The Halting Problem helps us draw a map of the computational world, separating not just the solvable from the unsolvable, but also the merely "hard" from the truly "impossible." In complexity theory, we have the class NP, containing problems whose solutions are hard to find but easy to verify. The Halting Problem is not in NP. It is undecidable. However, it is so "hard" that it is formally classified as NP-hard. This means any problem in NP can be reduced to it. In a sense, it's the hardest problem in that club, even though it's too hard to be a member.

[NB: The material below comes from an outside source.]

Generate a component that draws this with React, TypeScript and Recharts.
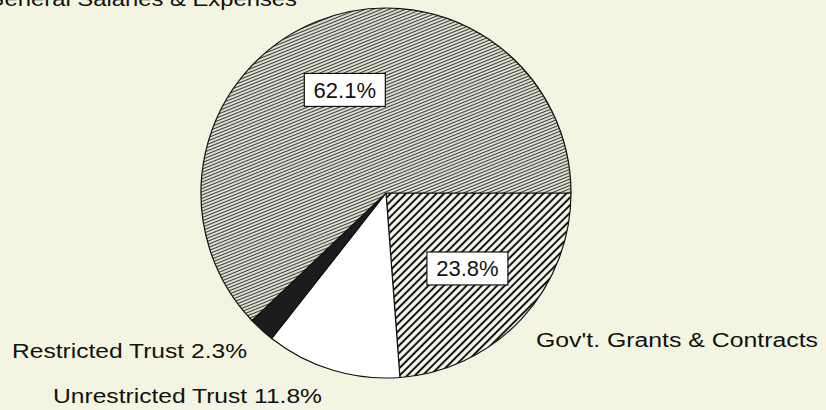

This raises a final, tantalizing question: is this limit absolute? The Church-Turing thesis is the hypothesis that the Turing machine model captures everything that is "algorithmically computable." The undecidability of the Halting Problem is a theorem within that model. But what if the model is incomplete? What if we built a "Hypercomputer" with a magical oracle that could solve the Halting Problem instantly? Such a machine could compute functions that no Turing machine can, and its existence would directly falsify the Church-Turing thesis.

Or what if, even more fantastically, physicists discovered a natural, physical process—say, a peculiar quantum system—that, when configured in a certain way, could reliably predict whether any given program would halt? This discovery wouldn't mean the mathematical proof about Turing machines was wrong. It would mean that physical reality contains a form of computation more powerful than that of Turing machines. It would shatter the physical Church-Turing thesis and usher in a new era of physics and computation.

For now, we remain bound by these limits. And this has tangible consequences. In complex, adaptive systems like financial markets, where agents (or their algorithms) can behave with arbitrary computational complexity, the Halting Problem serves as a powerful metaphor and a formal barrier. A desire to create a regulatory system that can perfectly predict and prevent all possible market crashes is, in its most general form, equivalent to wanting to solve the Halting Problem for the interacting agent programs. It is provably impossible. This doesn't mean regulation is useless, but it does mean that we must be humble. We can create systems that are robust and that can identify many failure modes, but the dream of a perfect, all-seeing crystal ball is a computational impossibility.

From a programmer's daily frustrations to the ultimate fate of the universe, the Halting Problem is there. It is a stark reminder that we live in a world where not all questions have knowable answers, where some horizons are forever beyond reach. Yet, in mapping these limits, we gain a far deeper and more beautiful understanding of the power, the structure, and the profound nature of computation itself.